How to host the watch party
The contest runs 10 minutes. The broadcast runs 90 minutes. Lean into both. Grill in the second hour. Eat during the actual contest. Run a friendly office-pool style bet on the final count.
Recipe: grill-stand glizzies (10 minutes)
- Heat a grill to medium-high. Score Nathan's all-beef franks lengthwise twice, lightly.
- Grill the franks 3–4 minutes per side until charred.
- Toast bun-length buns face-down on the grill for the final 30 seconds.
- Top with yellow mustard. Nothing else. (You can argue about toppings on a non-contest day.)

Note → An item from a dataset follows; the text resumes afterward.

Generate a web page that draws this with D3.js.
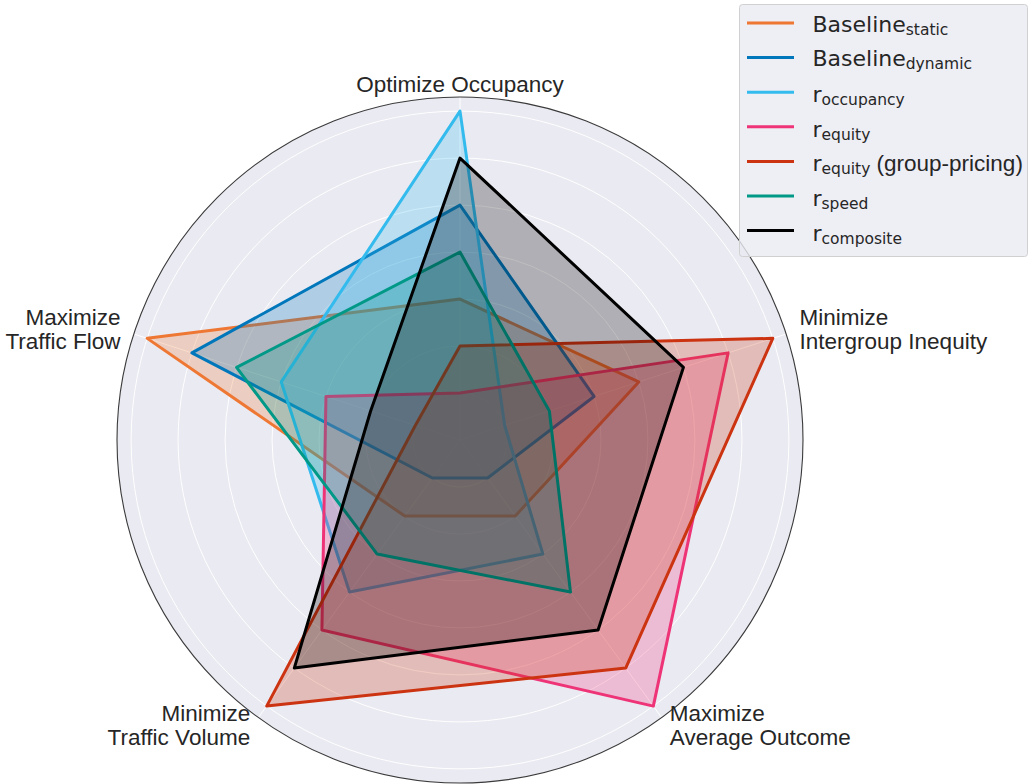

Watch-party betting pool (free, takes 2 minutes)
Have each guest pick: (1) the men's winner, (2) their final hot dog count, (3) the women's winner, (4) the women's final count. Closest to the actual numbers wins. Best with stakes that are also hot dogs.

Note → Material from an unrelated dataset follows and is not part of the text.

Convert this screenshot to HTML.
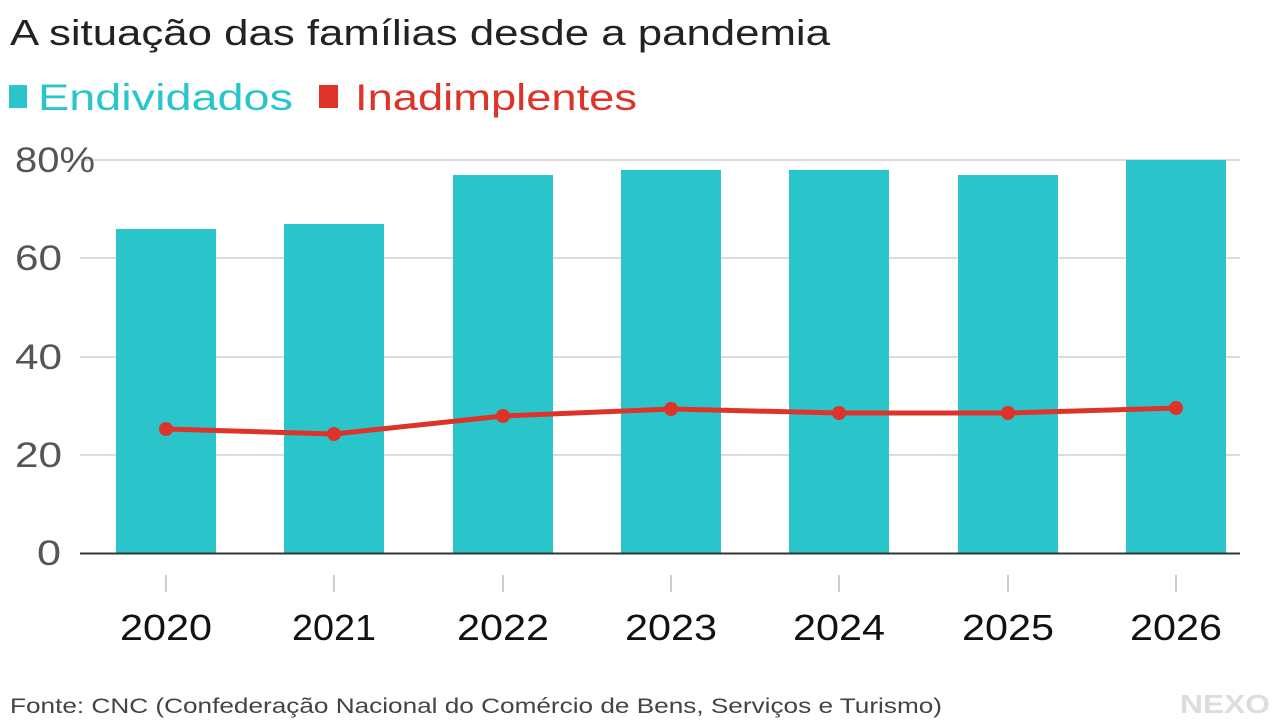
<!DOCTYPE html>
<html><head><meta charset="utf-8"><style>
html,body{margin:0;padding:0;background:#fff;width:1280px;height:720px;overflow:hidden}
svg{display:block}
text{font-family:"Liberation Sans",sans-serif}
</style></head><body>
<svg width="1280" height="720" viewBox="0 0 1280 720" xmlns="http://www.w3.org/2000/svg">
<text x="10" y="45" font-size="36" fill="#222" textLength="820" lengthAdjust="spacingAndGlyphs">A situação das famílias desde a pandemia</text>
<rect x="9" y="85" width="18" height="23" fill="#29c5cb"/>
<text x="38" y="110" font-size="37" fill="#29c5cb" textLength="255" lengthAdjust="spacingAndGlyphs">Endividados</text>
<rect x="319" y="85" width="19" height="23" fill="#dd3329"/>
<text x="355" y="110" font-size="37" fill="#dd3329" textLength="282" lengthAdjust="spacingAndGlyphs">Inadimplentes</text>
<g stroke="#dcdcdc" stroke-width="2">
<line x1="80" y1="160" x2="1240" y2="160"/>
<line x1="80" y1="258" x2="1240" y2="258"/>
<line x1="80" y1="357" x2="1240" y2="357"/>
<line x1="80" y1="455" x2="1240" y2="455"/>
</g>
<g fill="#555" font-size="35">
<text x="15" y="172" textLength="80" lengthAdjust="spacingAndGlyphs">80%</text>
<text x="15" y="270" textLength="47" lengthAdjust="spacingAndGlyphs">60</text>
<text x="15" y="369" textLength="47" lengthAdjust="spacingAndGlyphs">40</text>
<text x="15" y="467" textLength="47" lengthAdjust="spacingAndGlyphs">20</text>
<text x="37" y="565" textLength="24" lengthAdjust="spacingAndGlyphs">0</text>
</g>
<g fill="#29c5cb">
<rect x="116" y="229" width="100" height="324"/>
<rect x="284" y="224" width="100" height="329"/>
<rect x="453" y="175" width="100" height="378"/>
<rect x="621" y="170" width="100" height="383"/>
<rect x="789" y="170" width="100" height="383"/>
<rect x="958" y="175" width="100" height="378"/>
<rect x="1126" y="160" width="100" height="393"/>
</g>
<line x1="80" y1="553.5" x2="1240" y2="553.5" stroke="#333" stroke-width="2"/>
<g stroke="#ccc" stroke-width="2">
<line x1="166" y1="575" x2="166" y2="592"/><line x1="334" y1="575" x2="334" y2="592"/>
<line x1="503" y1="575" x2="503" y2="592"/><line x1="671" y1="575" x2="671" y2="592"/>
<line x1="839" y1="575" x2="839" y2="592"/><line x1="1008" y1="575" x2="1008" y2="592"/>
<line x1="1176" y1="575" x2="1176" y2="592"/>
</g>
<g fill="#111" font-size="36" text-anchor="middle">
<text x="166" y="640" textLength="92" lengthAdjust="spacingAndGlyphs">2020</text>
<text x="334" y="640" textLength="84" lengthAdjust="spacingAndGlyphs">2021</text>
<text x="503" y="640" textLength="92" lengthAdjust="spacingAndGlyphs">2022</text>
<text x="671" y="640" textLength="92" lengthAdjust="spacingAndGlyphs">2023</text>
<text x="839" y="640" textLength="92" lengthAdjust="spacingAndGlyphs">2024</text>
<text x="1008" y="640" textLength="92" lengthAdjust="spacingAndGlyphs">2025</text>
<text x="1176" y="640" textLength="92" lengthAdjust="spacingAndGlyphs">2026</text>
</g>
<polyline points="166,429 334,434 503,416 671,409 839,413 1008,413 1176,408" fill="none" stroke="#dd3329" stroke-width="5" stroke-linejoin="round"/>
<g fill="#dd3329">
<circle cx="166" cy="429" r="7"/><circle cx="334" cy="434" r="7"/><circle cx="503" cy="416" r="7"/>
<circle cx="671" cy="409" r="7"/><circle cx="839" cy="413" r="7"/><circle cx="1008" cy="413" r="7"/>
<circle cx="1176" cy="408" r="7"/>
</g>
<text x="10" y="713" font-size="21" fill="#444" textLength="932" lengthAdjust="spacingAndGlyphs">Fonte: CNC (Confederação Nacional do Comércio de Bens, Serviços e Turismo)</text>
<text x="1180" y="713" font-size="26" font-weight="bold" fill="#ddd" textLength="90" lengthAdjust="spacingAndGlyphs">NEXO</text>
</svg>
</body></html>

Why this contest matters on July 4
The Nathan's contest is one of the only continuous traditions of the modern American Fourth of July that is genuinely competitive, genuinely funny, and genuinely good television. It's also the only event in the American sports calendar where the equipment, the venue, the sport, and the sponsor are all the same product — a Nathan's all-beef frankfurter in a bun, on the same corner where one was sold for a nickel in 1916.
Whatever else you do on July 4, 2026, set a 12:00 PM ET alarm.